Data for processing →

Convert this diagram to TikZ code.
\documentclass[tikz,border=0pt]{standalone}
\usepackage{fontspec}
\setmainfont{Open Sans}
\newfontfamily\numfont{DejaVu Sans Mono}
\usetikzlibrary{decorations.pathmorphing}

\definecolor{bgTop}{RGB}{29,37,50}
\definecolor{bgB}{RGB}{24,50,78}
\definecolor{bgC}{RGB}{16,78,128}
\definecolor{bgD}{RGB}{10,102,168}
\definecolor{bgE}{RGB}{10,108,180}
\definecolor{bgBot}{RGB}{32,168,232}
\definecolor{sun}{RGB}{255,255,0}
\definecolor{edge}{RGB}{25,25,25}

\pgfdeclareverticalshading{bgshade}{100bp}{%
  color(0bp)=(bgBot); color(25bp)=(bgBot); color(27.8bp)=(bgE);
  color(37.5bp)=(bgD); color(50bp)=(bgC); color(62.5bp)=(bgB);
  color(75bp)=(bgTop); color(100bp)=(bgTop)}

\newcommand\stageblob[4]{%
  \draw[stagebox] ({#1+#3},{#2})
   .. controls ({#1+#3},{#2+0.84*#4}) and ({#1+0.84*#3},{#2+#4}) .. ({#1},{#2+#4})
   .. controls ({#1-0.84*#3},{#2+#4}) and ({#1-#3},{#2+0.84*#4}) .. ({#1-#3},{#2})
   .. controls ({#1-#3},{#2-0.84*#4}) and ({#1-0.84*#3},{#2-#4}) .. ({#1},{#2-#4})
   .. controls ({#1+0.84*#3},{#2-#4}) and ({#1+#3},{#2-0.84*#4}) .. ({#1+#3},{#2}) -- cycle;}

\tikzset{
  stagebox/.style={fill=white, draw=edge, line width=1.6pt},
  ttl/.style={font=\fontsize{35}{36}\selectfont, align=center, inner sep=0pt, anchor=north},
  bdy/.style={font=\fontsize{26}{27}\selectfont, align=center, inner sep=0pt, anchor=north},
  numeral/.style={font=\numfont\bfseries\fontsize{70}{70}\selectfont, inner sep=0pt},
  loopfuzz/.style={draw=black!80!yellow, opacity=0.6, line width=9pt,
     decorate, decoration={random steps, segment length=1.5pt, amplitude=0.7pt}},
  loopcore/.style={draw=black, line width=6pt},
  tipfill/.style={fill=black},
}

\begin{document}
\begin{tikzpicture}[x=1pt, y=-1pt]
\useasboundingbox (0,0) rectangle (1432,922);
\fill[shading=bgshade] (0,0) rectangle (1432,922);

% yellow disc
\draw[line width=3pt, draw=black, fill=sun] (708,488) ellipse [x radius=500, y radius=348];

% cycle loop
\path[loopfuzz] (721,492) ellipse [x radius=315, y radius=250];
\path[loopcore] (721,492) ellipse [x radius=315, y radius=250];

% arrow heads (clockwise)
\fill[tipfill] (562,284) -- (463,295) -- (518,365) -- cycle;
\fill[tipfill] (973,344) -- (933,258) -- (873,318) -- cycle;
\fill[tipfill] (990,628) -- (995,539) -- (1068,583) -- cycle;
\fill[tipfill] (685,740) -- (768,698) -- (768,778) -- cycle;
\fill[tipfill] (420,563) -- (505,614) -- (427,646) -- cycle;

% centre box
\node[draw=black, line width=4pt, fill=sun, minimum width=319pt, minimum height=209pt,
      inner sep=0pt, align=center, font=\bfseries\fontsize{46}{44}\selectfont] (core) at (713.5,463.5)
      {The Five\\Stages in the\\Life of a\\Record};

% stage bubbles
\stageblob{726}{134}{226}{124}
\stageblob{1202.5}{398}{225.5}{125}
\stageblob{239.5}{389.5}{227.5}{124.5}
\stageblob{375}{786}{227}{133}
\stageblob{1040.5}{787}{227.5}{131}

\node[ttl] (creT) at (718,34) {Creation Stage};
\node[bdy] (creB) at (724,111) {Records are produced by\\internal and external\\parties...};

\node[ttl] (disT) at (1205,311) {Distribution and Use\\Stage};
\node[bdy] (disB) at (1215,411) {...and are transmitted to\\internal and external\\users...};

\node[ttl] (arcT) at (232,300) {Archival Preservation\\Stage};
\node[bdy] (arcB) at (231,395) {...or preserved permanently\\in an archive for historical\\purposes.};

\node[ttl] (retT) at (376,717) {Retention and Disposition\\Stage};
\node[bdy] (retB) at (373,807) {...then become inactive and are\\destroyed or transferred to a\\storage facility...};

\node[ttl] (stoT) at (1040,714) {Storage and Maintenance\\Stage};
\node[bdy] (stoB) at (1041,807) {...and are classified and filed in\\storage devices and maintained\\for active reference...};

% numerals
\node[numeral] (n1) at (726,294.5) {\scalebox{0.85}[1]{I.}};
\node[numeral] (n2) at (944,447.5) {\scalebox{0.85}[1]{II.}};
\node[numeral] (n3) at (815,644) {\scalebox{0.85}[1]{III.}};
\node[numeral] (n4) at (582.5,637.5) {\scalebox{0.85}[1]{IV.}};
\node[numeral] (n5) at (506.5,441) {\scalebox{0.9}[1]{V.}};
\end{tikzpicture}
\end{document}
* * *
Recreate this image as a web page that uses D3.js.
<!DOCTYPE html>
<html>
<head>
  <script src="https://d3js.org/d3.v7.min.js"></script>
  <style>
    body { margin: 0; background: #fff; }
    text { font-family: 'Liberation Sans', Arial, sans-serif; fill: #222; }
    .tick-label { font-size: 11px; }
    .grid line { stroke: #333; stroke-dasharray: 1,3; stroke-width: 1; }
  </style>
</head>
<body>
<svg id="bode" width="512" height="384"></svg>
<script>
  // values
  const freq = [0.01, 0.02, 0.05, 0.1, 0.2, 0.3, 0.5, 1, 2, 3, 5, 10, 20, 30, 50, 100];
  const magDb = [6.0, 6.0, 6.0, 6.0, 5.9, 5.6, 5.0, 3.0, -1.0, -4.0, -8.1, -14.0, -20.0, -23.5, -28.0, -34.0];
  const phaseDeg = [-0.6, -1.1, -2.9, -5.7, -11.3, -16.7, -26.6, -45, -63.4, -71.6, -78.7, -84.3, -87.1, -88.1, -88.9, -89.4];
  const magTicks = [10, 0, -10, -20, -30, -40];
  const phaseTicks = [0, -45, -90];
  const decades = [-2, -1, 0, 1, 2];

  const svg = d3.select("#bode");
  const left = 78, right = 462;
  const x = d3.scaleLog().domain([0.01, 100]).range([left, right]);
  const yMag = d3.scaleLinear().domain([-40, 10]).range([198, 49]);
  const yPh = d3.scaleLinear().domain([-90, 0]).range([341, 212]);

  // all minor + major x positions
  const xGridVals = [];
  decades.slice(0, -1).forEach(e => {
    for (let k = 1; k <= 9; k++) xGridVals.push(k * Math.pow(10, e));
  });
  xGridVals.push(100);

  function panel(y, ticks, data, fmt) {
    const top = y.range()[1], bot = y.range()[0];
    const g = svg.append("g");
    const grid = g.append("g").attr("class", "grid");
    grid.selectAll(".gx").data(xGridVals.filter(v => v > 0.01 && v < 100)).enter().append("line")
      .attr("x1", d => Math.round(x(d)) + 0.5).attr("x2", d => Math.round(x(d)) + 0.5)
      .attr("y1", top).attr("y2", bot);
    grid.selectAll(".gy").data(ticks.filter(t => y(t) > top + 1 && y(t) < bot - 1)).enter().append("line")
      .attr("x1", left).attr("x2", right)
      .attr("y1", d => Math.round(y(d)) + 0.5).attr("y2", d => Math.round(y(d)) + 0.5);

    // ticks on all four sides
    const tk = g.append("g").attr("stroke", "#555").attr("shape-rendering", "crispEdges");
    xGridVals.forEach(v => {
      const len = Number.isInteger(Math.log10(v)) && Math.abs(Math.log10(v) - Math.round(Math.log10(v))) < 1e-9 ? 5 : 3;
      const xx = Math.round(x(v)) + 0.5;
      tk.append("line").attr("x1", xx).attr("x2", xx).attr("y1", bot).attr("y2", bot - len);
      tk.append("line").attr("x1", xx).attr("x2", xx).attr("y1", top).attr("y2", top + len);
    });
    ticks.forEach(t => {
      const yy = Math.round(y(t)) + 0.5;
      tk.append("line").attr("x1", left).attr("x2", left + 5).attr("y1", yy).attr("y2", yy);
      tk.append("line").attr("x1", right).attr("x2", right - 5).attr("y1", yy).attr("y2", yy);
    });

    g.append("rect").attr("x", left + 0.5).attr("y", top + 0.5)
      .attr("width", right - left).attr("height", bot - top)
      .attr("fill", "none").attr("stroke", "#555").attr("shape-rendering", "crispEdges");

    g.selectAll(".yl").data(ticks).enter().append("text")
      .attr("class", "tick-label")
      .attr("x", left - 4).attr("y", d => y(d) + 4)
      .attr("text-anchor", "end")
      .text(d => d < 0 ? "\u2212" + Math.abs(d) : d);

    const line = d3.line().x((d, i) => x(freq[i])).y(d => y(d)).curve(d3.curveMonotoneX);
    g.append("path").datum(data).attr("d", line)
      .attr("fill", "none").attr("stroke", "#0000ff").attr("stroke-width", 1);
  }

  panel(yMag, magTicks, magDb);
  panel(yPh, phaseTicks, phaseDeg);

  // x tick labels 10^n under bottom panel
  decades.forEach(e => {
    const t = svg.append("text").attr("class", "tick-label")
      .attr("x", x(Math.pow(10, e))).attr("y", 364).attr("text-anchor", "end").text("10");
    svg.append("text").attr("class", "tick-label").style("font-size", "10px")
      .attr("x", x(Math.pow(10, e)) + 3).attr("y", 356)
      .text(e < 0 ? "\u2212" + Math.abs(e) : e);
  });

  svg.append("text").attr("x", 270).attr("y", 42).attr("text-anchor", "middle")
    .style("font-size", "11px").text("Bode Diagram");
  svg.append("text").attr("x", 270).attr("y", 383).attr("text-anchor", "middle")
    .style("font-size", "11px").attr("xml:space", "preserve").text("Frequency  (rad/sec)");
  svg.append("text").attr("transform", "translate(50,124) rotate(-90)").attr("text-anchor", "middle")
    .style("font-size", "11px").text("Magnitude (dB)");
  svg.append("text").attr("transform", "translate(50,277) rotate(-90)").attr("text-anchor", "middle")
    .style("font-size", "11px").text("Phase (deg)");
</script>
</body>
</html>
---
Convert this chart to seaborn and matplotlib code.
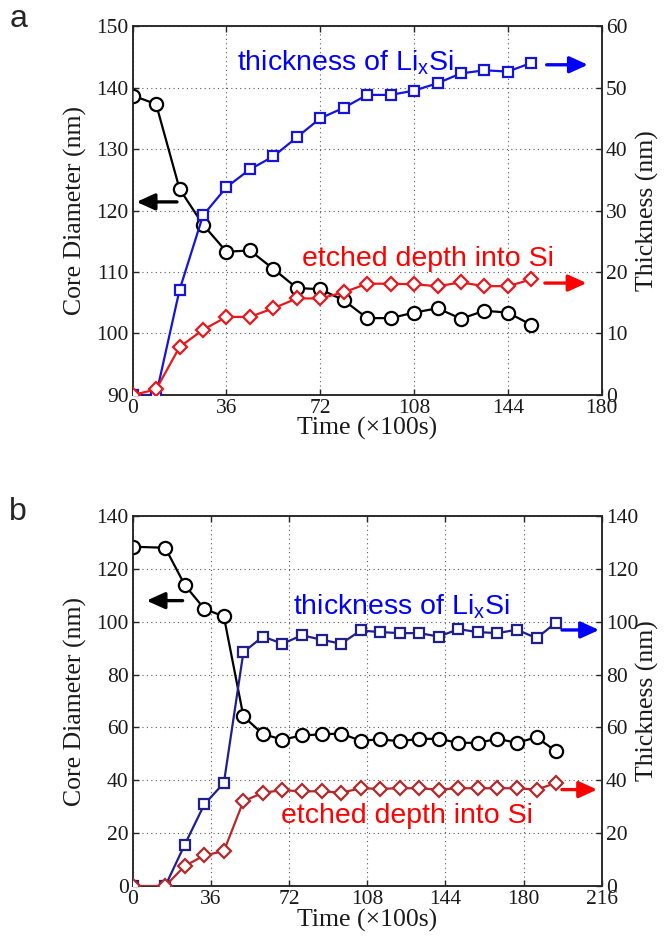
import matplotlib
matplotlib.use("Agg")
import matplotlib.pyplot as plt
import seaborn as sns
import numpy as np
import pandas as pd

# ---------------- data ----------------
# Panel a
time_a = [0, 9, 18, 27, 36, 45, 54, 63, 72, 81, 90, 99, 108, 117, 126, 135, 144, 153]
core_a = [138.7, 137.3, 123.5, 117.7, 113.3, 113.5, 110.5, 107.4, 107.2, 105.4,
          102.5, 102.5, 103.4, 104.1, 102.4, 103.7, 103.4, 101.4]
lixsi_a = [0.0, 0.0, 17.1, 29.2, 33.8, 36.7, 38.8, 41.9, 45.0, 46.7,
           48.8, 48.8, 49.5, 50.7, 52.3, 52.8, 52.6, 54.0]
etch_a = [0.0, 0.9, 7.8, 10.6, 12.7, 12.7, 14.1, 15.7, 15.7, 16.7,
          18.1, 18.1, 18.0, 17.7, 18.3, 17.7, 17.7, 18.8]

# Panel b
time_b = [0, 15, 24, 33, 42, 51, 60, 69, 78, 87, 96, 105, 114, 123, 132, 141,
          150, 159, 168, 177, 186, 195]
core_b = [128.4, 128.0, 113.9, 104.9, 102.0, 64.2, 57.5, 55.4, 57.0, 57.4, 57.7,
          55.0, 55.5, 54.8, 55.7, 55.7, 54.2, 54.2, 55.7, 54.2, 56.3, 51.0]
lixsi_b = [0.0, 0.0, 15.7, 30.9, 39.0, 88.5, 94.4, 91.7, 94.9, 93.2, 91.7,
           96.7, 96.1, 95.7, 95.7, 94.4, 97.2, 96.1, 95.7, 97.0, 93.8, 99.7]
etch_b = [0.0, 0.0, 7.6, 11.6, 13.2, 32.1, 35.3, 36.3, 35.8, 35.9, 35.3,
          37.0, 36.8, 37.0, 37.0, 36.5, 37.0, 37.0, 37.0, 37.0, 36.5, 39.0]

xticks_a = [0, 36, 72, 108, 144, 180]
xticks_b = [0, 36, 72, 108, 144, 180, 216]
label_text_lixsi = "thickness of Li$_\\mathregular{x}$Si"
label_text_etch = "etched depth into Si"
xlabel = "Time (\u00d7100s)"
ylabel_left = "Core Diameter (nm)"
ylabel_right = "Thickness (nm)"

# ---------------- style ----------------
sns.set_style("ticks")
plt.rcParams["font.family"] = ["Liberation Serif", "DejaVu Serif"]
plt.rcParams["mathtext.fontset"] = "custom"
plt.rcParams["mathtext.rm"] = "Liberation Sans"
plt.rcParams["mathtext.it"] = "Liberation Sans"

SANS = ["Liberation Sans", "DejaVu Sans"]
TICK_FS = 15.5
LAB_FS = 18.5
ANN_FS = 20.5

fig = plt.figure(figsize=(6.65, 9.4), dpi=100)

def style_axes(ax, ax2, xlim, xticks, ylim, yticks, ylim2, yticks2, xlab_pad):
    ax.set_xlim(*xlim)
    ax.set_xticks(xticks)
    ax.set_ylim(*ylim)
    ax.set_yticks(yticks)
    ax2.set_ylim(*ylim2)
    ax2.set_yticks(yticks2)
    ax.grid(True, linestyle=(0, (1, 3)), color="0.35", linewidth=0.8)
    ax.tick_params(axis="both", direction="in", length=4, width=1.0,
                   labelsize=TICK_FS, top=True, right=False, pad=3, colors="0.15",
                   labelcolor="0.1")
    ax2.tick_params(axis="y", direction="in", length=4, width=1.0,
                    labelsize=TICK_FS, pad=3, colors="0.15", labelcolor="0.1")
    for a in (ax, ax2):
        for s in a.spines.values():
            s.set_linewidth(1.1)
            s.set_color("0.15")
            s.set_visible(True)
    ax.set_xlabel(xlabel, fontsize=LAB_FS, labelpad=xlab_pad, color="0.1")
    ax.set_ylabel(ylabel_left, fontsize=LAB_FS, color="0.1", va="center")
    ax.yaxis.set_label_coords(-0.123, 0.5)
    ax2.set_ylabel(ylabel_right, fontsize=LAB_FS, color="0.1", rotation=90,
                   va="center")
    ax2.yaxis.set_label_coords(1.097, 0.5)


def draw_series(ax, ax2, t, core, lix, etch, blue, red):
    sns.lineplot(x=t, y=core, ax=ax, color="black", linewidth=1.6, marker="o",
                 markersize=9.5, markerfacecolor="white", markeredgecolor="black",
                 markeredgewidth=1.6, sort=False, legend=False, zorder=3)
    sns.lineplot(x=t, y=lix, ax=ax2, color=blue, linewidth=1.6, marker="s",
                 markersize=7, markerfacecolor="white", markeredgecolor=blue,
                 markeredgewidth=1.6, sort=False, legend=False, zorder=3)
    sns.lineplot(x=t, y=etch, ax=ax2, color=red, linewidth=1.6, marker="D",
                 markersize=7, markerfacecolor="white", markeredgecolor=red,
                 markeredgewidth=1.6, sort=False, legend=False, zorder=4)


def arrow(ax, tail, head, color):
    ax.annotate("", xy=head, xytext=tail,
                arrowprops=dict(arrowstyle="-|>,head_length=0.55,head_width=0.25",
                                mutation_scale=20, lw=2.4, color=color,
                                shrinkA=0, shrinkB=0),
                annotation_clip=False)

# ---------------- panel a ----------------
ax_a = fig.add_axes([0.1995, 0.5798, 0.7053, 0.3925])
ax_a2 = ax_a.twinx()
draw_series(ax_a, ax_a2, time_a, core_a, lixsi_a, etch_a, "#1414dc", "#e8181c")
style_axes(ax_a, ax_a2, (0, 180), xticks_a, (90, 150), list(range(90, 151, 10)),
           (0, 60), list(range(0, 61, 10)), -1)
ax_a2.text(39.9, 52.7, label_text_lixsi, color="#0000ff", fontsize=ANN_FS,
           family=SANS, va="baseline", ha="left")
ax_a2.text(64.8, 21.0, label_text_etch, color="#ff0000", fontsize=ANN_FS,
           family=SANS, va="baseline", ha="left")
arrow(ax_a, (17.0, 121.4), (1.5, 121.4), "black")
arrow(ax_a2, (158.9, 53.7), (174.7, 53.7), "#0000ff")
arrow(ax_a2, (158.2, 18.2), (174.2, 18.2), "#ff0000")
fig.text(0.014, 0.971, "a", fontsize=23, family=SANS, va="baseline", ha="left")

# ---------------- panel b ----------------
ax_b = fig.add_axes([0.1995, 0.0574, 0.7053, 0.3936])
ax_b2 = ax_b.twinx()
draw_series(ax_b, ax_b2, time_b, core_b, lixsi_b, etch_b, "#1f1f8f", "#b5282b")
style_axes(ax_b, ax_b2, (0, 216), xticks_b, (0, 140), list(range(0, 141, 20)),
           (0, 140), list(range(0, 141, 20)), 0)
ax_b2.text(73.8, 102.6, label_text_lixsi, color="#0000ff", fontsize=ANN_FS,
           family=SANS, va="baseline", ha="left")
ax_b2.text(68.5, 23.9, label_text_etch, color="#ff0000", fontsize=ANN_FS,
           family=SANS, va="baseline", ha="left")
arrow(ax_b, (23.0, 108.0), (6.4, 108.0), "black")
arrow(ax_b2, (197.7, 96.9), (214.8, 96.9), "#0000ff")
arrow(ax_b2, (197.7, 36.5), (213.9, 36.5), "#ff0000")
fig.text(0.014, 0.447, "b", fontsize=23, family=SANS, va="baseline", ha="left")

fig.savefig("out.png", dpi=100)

Directions for this task →
Give the lines above again exactly, from the one containing "Convert this chart" to the one containing "fig = plt.figure(figsize=(6.65, 9.4), dpi=100)", both included, but leave out the pictures.

Answer for this exercise →
Convert this chart to seaborn and matplotlib code.
import matplotlib
matplotlib.use("Agg")
import matplotlib.pyplot as plt
import seaborn as sns
import numpy as np
import pandas as pd

# ---------------- data ----------------
# Panel a
time_a = [0, 9, 18, 27, 36, 45, 54, 63, 72, 81, 90, 99, 108, 117, 126, 135, 144, 153]
core_a = [138.7, 137.3, 123.5, 117.7, 113.3, 113.5, 110.5, 107.4, 107.2, 105.4,
          102.5, 102.5, 103.4, 104.1, 102.4, 103.7, 103.4, 101.4]
lixsi_a = [0.0, 0.0, 17.1, 29.2, 33.8, 36.7, 38.8, 41.9, 45.0, 46.7,
           48.8, 48.8, 49.5, 50.7, 52.3, 52.8, 52.6, 54.0]
etch_a = [0.0, 0.9, 7.8, 10.6, 12.7, 12.7, 14.1, 15.7, 15.7, 16.7,
          18.1, 18.1, 18.0, 17.7, 18.3, 17.7, 17.7, 18.8]

# Panel b
time_b = [0, 15, 24, 33, 42, 51, 60, 69, 78, 87, 96, 105, 114, 123, 132, 141,
          150, 159, 168, 177, 186, 195]
core_b = [128.4, 128.0, 113.9, 104.9, 102.0, 64.2, 57.5, 55.4, 57.0, 57.4, 57.7,
          55.0, 55.5, 54.8, 55.7, 55.7, 54.2, 54.2, 55.7, 54.2, 56.3, 51.0]
lixsi_b = [0.0, 0.0, 15.7, 30.9, 39.0, 88.5, 94.4, 91.7, 94.9, 93.2, 91.7,
           96.7, 96.1, 95.7, 95.7, 94.4, 97.2, 96.1, 95.7, 97.0, 93.8, 99.7]
etch_b = [0.0, 0.0, 7.6, 11.6, 13.2, 32.1, 35.3, 36.3, 35.8, 35.9, 35.3,
          37.0, 36.8, 37.0, 37.0, 36.5, 37.0, 37.0, 37.0, 37.0, 36.5, 39.0]

xticks_a = [0, 36, 72, 108, 144, 180]
xticks_b = [0, 36, 72, 108, 144, 180, 216]
label_text_lixsi = "thickness of Li$_\\mathregular{x}$Si"
label_text_etch = "etched depth into Si"
xlabel = "Time (\u00d7100s)"
ylabel_left = "Core Diameter (nm)"
ylabel_right = "Thickness (nm)"

# ---------------- style ----------------
sns.set_style("ticks")
plt.rcParams["font.family"] = ["Liberation Serif", "DejaVu Serif"]
plt.rcParams["mathtext.fontset"] = "custom"
plt.rcParams["mathtext.rm"] = "Liberation Sans"
plt.rcParams["mathtext.it"] = "Liberation Sans"

SANS = ["Liberation Sans", "DejaVu Sans"]
TICK_FS = 15.5
LAB_FS = 18.5
ANN_FS = 20.5

fig = plt.figure(figsize=(6.65, 9.4), dpi=100)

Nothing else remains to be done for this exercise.